- [Given data]:
·····
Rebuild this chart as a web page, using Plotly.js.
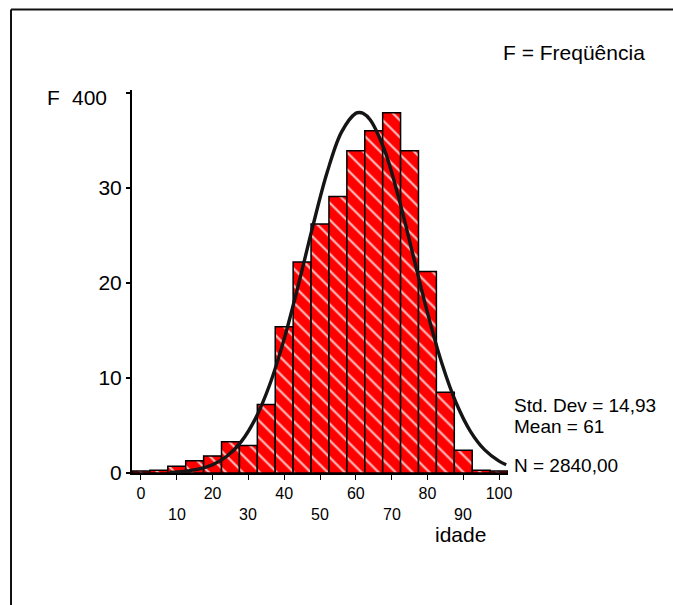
·····
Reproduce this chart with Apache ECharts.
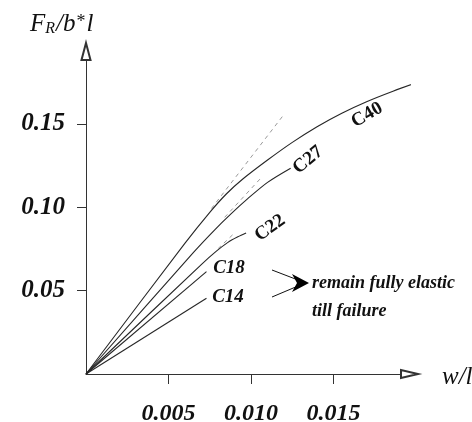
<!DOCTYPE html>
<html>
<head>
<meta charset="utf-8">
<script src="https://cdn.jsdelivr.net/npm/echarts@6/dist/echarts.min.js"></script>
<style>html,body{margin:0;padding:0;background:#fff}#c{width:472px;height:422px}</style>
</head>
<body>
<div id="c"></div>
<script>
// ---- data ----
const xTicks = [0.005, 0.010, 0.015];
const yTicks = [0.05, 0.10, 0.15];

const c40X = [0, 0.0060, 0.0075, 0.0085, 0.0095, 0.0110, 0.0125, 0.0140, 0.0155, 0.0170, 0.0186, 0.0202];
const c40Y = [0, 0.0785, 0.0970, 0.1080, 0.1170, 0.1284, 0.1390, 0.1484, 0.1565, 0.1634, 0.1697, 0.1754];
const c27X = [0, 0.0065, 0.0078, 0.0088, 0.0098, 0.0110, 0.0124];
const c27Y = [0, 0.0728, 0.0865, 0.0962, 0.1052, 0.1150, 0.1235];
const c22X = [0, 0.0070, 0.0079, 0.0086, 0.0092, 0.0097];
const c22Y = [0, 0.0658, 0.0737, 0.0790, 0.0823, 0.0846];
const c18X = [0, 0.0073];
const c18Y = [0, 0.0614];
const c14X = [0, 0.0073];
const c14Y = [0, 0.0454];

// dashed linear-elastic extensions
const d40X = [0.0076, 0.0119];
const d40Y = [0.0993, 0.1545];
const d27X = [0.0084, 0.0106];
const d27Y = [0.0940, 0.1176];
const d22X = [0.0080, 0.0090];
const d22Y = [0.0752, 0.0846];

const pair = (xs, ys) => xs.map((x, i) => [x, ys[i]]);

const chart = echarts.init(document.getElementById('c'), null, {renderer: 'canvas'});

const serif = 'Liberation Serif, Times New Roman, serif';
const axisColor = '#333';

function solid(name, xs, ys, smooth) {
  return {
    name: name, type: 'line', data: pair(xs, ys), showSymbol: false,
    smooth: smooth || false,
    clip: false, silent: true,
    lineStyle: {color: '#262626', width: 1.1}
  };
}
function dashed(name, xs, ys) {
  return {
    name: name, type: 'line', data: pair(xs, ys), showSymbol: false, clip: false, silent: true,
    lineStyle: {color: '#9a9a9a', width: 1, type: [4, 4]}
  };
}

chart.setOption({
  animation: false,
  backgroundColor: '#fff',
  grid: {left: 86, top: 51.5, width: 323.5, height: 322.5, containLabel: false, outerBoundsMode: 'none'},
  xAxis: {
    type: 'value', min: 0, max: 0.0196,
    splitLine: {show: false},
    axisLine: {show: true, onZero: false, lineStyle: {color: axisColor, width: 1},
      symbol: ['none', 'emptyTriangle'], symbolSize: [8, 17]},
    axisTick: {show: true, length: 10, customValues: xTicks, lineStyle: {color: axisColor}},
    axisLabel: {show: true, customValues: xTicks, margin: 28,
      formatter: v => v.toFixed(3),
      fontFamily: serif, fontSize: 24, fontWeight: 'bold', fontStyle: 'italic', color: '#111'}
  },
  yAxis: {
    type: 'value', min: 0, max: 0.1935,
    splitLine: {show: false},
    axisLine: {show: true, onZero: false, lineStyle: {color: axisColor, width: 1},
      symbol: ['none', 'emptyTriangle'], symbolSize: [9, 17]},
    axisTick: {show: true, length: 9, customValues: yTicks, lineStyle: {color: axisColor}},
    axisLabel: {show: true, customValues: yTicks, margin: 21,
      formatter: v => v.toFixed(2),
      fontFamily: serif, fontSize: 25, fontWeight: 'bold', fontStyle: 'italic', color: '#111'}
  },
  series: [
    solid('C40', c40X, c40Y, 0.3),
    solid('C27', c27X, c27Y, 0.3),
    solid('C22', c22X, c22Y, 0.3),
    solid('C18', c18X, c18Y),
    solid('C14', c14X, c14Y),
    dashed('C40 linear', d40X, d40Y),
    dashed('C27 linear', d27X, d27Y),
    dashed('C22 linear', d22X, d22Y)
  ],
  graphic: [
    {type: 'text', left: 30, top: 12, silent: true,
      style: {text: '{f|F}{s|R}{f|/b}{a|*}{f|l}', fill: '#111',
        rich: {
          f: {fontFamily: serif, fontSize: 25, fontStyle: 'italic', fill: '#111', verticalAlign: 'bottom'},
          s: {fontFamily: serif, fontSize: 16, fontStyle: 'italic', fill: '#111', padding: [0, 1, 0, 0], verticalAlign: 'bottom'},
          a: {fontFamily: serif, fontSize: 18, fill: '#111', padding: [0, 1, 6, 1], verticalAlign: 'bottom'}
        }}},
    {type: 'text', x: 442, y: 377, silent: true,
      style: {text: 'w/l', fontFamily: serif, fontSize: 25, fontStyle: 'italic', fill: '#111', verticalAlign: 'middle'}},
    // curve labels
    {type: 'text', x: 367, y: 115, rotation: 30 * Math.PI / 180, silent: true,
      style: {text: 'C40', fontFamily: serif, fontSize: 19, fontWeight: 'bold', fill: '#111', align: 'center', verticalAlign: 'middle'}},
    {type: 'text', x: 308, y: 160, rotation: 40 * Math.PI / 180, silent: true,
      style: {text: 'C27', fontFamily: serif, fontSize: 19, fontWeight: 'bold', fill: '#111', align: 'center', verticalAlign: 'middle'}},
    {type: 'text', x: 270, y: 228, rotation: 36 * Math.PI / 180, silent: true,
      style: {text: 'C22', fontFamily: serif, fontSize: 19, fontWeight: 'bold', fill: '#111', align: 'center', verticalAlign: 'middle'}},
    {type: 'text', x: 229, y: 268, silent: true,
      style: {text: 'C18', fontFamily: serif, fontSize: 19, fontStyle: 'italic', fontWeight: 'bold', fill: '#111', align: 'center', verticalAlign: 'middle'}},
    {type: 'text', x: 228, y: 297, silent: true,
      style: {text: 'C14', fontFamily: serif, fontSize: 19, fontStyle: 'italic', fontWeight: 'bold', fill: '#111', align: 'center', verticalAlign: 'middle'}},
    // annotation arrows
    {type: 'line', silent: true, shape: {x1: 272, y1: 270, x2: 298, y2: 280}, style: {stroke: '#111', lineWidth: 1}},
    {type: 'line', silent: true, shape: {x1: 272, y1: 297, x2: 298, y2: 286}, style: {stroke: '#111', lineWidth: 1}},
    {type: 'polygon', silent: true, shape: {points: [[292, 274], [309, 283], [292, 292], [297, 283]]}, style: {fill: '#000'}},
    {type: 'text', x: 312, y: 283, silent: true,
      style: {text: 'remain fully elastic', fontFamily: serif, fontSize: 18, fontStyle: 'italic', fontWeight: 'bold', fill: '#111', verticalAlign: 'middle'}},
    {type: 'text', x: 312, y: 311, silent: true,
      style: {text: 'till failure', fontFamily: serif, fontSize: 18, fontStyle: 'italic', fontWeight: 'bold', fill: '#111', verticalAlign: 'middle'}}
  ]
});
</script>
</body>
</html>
·····
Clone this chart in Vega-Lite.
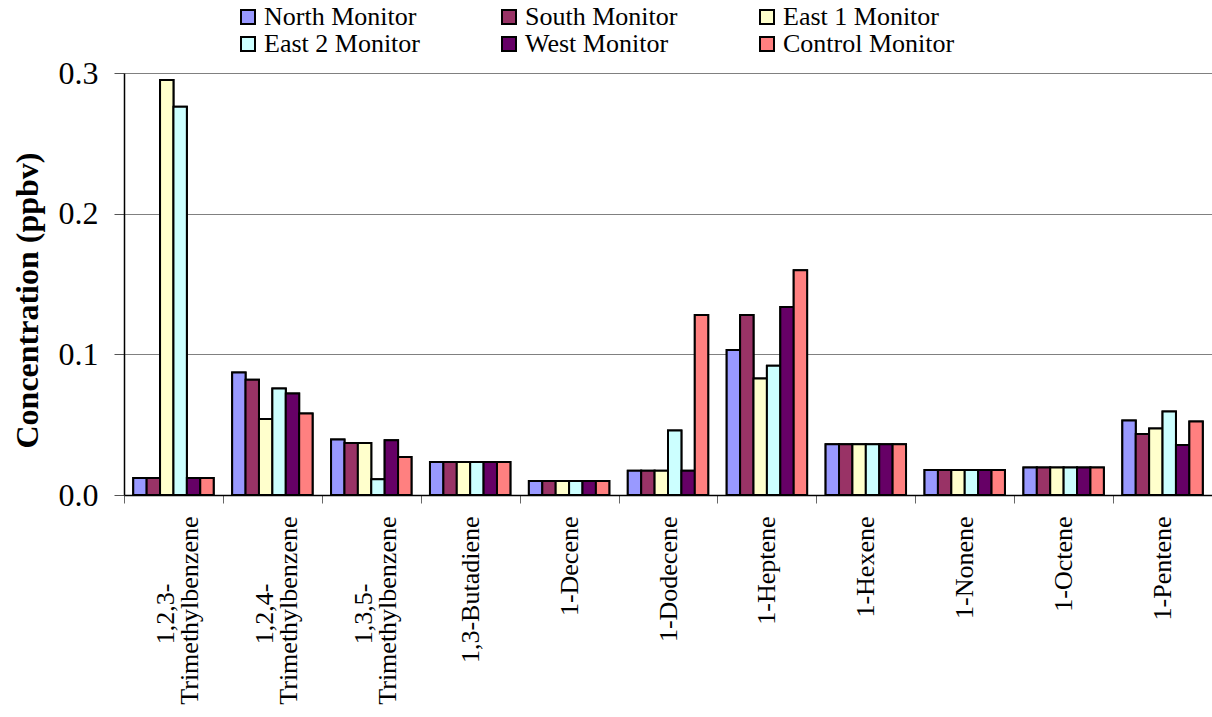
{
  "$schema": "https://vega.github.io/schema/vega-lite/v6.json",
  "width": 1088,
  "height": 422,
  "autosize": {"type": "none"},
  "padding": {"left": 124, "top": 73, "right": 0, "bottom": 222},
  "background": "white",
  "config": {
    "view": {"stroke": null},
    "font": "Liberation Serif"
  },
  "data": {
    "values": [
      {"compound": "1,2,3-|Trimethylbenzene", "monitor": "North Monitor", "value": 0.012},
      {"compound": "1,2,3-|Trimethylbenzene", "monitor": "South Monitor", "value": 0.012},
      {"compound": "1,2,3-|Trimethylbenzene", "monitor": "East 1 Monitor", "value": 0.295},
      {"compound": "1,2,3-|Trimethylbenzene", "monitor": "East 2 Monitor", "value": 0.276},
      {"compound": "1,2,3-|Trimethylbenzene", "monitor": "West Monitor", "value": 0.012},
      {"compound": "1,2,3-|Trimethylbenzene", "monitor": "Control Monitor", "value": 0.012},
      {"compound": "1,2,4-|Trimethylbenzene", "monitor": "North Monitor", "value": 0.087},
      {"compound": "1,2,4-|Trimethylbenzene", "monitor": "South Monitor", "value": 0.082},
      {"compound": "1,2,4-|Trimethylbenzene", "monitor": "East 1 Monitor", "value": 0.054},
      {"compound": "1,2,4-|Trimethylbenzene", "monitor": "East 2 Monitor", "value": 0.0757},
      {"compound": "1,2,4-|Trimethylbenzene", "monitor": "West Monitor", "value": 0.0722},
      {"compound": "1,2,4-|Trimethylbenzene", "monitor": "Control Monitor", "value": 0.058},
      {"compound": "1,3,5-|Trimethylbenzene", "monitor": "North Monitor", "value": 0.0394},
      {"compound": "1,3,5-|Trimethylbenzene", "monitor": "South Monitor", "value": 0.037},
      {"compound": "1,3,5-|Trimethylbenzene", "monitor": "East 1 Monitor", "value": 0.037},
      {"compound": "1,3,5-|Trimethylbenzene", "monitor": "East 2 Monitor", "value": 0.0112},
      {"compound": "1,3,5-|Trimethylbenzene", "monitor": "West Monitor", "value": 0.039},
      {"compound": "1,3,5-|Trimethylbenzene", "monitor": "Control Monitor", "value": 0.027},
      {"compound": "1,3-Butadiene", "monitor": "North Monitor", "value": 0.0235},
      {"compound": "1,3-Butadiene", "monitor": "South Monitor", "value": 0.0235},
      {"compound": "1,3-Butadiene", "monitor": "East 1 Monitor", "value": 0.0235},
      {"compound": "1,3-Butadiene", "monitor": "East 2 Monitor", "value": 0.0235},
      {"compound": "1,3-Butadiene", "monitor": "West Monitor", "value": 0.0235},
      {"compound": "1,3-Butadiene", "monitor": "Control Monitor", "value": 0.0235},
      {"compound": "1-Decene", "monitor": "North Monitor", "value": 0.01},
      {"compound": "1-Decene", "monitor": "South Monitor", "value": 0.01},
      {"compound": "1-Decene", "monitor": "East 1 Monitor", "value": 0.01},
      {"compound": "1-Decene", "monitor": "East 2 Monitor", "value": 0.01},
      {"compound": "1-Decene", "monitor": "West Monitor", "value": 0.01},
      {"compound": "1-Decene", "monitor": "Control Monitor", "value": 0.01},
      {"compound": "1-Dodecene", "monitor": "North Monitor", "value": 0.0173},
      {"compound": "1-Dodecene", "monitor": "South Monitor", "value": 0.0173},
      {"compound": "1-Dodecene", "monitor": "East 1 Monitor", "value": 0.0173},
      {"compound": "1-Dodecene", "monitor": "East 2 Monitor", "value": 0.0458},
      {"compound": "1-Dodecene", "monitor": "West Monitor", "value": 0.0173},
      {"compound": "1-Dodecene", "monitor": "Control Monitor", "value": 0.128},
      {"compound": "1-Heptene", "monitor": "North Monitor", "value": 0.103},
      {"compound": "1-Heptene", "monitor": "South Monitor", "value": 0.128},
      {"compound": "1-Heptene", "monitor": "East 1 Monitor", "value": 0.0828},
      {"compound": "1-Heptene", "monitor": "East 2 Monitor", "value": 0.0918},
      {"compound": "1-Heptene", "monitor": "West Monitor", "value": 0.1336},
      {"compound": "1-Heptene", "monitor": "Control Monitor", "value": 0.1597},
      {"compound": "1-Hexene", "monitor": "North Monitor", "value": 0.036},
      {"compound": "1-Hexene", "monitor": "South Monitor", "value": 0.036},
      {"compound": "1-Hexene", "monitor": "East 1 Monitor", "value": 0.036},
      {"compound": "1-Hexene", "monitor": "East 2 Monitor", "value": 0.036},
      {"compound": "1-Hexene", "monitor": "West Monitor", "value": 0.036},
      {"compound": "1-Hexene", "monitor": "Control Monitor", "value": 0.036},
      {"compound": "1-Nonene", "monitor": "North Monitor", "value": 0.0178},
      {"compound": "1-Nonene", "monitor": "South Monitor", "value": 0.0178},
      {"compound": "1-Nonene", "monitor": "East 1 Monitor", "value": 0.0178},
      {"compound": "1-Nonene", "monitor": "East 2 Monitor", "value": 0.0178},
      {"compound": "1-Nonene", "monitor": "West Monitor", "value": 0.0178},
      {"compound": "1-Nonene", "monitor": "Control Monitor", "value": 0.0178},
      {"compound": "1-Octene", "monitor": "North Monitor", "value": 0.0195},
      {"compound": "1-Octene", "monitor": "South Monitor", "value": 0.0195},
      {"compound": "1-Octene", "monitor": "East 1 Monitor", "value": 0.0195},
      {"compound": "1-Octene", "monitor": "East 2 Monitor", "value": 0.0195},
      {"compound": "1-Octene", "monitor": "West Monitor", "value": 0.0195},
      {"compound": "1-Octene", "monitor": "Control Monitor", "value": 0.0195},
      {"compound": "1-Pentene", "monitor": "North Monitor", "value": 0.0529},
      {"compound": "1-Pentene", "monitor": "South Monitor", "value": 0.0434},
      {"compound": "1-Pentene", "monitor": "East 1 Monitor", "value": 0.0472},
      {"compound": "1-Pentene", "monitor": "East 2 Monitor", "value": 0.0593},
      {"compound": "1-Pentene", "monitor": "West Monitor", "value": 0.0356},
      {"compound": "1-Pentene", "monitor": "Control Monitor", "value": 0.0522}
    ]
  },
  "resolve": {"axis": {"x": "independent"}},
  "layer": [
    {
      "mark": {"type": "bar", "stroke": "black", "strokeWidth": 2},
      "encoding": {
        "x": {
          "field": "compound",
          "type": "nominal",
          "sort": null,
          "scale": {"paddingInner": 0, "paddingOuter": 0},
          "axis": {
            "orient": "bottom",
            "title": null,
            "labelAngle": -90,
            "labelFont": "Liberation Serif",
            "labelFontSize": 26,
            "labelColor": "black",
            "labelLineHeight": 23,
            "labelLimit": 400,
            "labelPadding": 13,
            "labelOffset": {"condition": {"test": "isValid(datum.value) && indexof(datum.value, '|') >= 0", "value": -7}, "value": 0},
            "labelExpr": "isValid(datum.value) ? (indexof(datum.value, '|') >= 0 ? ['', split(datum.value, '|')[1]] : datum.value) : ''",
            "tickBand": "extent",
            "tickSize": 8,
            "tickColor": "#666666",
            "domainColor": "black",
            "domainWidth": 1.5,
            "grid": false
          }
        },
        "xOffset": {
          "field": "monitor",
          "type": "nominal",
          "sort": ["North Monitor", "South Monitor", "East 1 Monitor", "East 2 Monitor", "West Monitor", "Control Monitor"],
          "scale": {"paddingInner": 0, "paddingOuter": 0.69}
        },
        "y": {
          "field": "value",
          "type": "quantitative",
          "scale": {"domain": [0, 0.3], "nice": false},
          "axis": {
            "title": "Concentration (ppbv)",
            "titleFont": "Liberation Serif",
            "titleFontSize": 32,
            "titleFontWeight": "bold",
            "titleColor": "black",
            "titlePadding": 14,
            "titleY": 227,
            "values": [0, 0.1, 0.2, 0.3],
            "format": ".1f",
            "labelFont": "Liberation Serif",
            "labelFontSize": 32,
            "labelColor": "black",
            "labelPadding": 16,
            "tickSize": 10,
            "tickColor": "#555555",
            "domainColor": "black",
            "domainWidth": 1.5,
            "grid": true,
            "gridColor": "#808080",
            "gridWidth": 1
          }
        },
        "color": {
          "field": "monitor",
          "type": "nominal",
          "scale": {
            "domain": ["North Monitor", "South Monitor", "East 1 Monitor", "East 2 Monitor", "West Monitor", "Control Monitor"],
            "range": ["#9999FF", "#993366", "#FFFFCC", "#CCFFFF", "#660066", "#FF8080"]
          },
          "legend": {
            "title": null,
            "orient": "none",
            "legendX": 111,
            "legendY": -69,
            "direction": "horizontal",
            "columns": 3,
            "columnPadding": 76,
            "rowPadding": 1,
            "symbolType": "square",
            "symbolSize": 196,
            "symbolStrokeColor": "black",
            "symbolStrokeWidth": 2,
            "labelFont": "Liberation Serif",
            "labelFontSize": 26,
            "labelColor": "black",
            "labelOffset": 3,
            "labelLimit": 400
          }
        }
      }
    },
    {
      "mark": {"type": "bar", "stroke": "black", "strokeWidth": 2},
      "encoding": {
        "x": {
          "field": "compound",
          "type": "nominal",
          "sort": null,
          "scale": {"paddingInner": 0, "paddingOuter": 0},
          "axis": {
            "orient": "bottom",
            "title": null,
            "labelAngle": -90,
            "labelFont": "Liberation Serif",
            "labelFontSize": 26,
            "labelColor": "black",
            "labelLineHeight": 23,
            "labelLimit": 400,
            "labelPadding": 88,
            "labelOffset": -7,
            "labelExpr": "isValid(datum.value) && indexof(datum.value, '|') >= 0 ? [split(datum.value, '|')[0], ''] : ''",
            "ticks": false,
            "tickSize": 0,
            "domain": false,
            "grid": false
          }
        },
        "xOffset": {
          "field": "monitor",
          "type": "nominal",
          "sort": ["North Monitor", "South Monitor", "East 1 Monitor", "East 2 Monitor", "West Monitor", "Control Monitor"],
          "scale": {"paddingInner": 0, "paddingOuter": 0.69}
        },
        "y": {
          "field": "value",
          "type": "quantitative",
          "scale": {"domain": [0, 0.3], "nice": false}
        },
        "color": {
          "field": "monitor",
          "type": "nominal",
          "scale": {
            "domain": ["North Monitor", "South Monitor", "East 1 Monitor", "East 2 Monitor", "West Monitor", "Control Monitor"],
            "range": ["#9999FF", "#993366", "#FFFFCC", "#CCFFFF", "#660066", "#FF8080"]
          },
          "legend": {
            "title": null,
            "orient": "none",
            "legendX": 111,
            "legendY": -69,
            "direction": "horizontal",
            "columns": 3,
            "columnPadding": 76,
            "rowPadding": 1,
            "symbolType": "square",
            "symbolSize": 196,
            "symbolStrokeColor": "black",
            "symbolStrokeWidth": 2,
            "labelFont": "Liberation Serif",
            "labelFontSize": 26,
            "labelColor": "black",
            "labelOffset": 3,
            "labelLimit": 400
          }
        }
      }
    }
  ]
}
·····
- [What is asked]: In the listing above, find the line with "Reproduce this chart with Apache ECharts." and the line with "const yTicks = [0.05, 0.10, 0.15];". Set down both and every line between them, minus the pictures.

- [Solution]:
Reproduce this chart with Apache ECharts.
<!DOCTYPE html>
<html>
<head>
<meta charset="utf-8">
<script src="https://cdn.jsdelivr.net/npm/echarts@6/dist/echarts.min.js"></script>
<style>html,body{margin:0;padding:0;background:#fff}#c{width:472px;height:422px}</style>
</head>
<body>
<div id="c"></div>
<script>
// ---- data ----
const xTicks = [0.005, 0.010, 0.015];
const yTicks = [0.05, 0.10, 0.15];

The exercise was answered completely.